By: Ernie Padgett
Well, I’m confused and at the same time, amazed……….again. I can’t wait to ask one of my anti-government, anti-regulations friends how their approach to government squares with current financial events.
Our federal government leaders (Republicans and Democrats) are working on a way to underwrite Wall Street to the tune of $700 billion. This could possibly be at taxpayers expense. I say possibly because there is the chance that some or even all of the money spent may be recouped.
Is this action consistent with private enterprise, free market and very little government oversight beliefs? I think not.
This bail out will initially increase the national debt from about $10 trillion to nearly $11 trillion. In the 1960’s Senator Everitt Dirkson was known to say "A billion dollars here and a billion dollars there and all at once we’re talking about real money." Let’s fast forward to 2008. Thanks to our overall lack of leadership in Washington, today, Dirkson would have to say a trillion here and a trillion there.
Did anyone in Washington see this coming? I think so. Author Ron Suskind wrote in the New York Times last week about a 2002 meeting at the White House. Federal Reserve Chairman Alan Greenspan and Treasury Secretary Paul O’Neill tried to convince the Bush administration that the financial industry needed fundamental restructuring to avoid meaningless ways of valuing companies and avoid a coming meltdown.
Here we are, six years later and the country’s financial industry is in meltdown territory. At the 2002 meeting, recommendations were made that would make chief executive officers of companies accountable for their actions and subject them to fines or other penalties for recklessness, malfeasance or negligence.
According to Suskind’s article, the Treasury Secretary described the proposal to leaders of the nation’s top 10 financial services companies. The executives didn’t agree with the additional oversight approach. One executive said he would rather resign than be held accountable for "what’s going on in my company."
Nothing was done in 2002 by the Bush administration. With leadership like that, it’s a wonder how this mess didn’t hit the country years earlier.
The two prime players in the subprime mess are Fannie Mae and Freddie Mac. President Bush in 2003 did, in fact, recommend that an agency be created to regulate the housing finance industry, including Fannie Mae and Freddie Mac. The Congress failed to act. Most Democrats were opposed to the increased regulations and the Republicans didn’t sense the urgency to push it to a vote. Bipartisan failure!
In 2005, Federal Reserve Chairman Alan Greenspan told Congress that Fannie Mae and Freddie Mac practices were creating ever-growing risk down the road. He said that the total financial system of the future was being placed at substantial risk.
Again, NO ACTION by Congress. These are all clear examples of the leadership deficit that we have in Washington.
In my opinion, there should have been much more oversight, regulation and enforcement of the financial industry years ago. This financial debacle started a decade ago as people began buying homes with subprime mortgages that, it turns out, they could not afford. Government agencies pushed the expansion in home ownership to the point of actually being a party to new home owners getting in over their heads.
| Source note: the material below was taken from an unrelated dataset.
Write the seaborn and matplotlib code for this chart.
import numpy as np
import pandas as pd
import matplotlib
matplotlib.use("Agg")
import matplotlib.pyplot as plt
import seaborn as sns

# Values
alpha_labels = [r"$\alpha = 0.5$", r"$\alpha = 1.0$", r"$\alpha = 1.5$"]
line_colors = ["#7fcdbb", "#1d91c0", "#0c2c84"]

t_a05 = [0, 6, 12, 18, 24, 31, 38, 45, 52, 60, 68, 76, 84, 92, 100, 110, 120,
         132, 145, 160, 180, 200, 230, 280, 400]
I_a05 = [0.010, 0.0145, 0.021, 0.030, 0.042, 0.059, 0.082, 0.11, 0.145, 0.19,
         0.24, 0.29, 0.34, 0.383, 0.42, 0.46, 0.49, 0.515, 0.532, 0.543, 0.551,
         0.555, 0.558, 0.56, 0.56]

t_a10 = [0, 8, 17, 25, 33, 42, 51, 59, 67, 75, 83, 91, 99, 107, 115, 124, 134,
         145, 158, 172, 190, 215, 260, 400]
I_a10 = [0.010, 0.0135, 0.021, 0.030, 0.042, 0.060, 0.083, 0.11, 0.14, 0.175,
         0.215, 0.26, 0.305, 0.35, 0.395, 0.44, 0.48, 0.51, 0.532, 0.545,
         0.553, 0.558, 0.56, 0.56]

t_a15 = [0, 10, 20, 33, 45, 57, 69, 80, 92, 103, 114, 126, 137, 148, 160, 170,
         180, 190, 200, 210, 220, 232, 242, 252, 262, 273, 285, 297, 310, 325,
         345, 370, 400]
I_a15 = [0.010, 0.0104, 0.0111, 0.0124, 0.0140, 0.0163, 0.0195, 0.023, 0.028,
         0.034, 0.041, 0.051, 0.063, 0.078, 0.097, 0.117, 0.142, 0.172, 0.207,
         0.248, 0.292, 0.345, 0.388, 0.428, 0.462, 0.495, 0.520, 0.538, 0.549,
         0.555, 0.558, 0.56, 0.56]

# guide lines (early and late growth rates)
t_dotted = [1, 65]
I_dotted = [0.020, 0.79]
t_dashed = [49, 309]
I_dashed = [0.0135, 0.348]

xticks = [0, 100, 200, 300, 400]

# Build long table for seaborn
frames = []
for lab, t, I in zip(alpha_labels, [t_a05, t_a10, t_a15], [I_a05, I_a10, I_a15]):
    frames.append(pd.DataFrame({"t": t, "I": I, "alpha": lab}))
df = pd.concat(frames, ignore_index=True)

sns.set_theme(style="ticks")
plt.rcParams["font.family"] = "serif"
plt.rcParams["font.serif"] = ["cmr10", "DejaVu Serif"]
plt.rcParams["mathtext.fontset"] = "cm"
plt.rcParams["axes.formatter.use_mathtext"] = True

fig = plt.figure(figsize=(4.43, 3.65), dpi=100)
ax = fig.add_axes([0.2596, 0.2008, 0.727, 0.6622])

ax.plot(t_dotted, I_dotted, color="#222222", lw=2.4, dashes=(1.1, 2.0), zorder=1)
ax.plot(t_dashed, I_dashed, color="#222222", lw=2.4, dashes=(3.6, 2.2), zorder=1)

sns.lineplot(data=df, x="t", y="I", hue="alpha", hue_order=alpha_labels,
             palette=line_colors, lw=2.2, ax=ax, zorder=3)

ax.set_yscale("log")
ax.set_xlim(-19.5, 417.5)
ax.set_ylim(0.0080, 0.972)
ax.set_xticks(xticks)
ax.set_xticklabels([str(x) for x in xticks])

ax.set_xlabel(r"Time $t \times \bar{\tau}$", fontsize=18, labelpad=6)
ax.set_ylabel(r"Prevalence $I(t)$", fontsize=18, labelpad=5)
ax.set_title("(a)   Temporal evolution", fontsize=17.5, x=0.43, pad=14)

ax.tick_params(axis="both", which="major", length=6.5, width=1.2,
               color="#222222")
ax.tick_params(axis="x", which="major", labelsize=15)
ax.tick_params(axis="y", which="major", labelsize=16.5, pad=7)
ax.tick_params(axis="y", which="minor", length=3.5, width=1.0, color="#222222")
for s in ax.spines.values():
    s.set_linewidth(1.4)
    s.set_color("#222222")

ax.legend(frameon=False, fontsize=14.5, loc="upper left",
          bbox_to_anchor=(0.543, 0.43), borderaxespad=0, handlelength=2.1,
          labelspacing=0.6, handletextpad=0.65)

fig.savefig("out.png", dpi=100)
Clearly, some homeowners are irresponsible. Evidence points to plenty of fraud. Home appraisals were inflated and loan applications were falsified.
Foreclosures rose. Property values nose-dived. POP! There went the bubble. Lenders, meanwhile, sold the bad mortgages to other finance companies who sold them again. The bad loans are now sprinkled throughout our financial system.
Part of this current financial meltdown is that regulators who were supposed to keep the system honest didn’t do their jobs (while congress was asleep at the wheel). One segment of the mortgage industry, the independent brokers, was barely regulated.
Financiers selling the bad loans had few regulations to reel them in. Starting in the 1980’s the Republican Party began dismantling as many government regulations as they could. By the 1990’s, seeing how popular Republicans were, plenty of Democrats had caught deregulation fever.
The 1999 Gramm-Leach-Bliley Act, backed by Republicans and Democrats blew apart depression era laws that separated banks, insurance companies and securities firms. Banks had been heavily regulated, but the rest of the finance industry was not.
What President signed this bad piece of legislation that accelerated our current financial meltdown possibility? It was Bill Clinton. It is clear that no political party, no congress, no one president since the 1980’s is without blame.
Adequate government regulations and enforcement are needed. Adequate…not over regulations….and not excessive punitive enforcement. I’ve seen both in my 30 years in government. The best solutions lie in neither extreme.
Until the human race perfects itself (not going to happen) and roots out greed and corruption (not going to happen), I want adequate and enforceable regulations in all areas where the low life abusers get the gold mine while the average, hard working citizens get the shaft. Citizens in Jackson County and throughout the United States should be more than a little concerned about the total lack of leadership we have been receiving from our elected officials from both parties. Their refusal to act responsibly over the years has gotten us into this financial mess.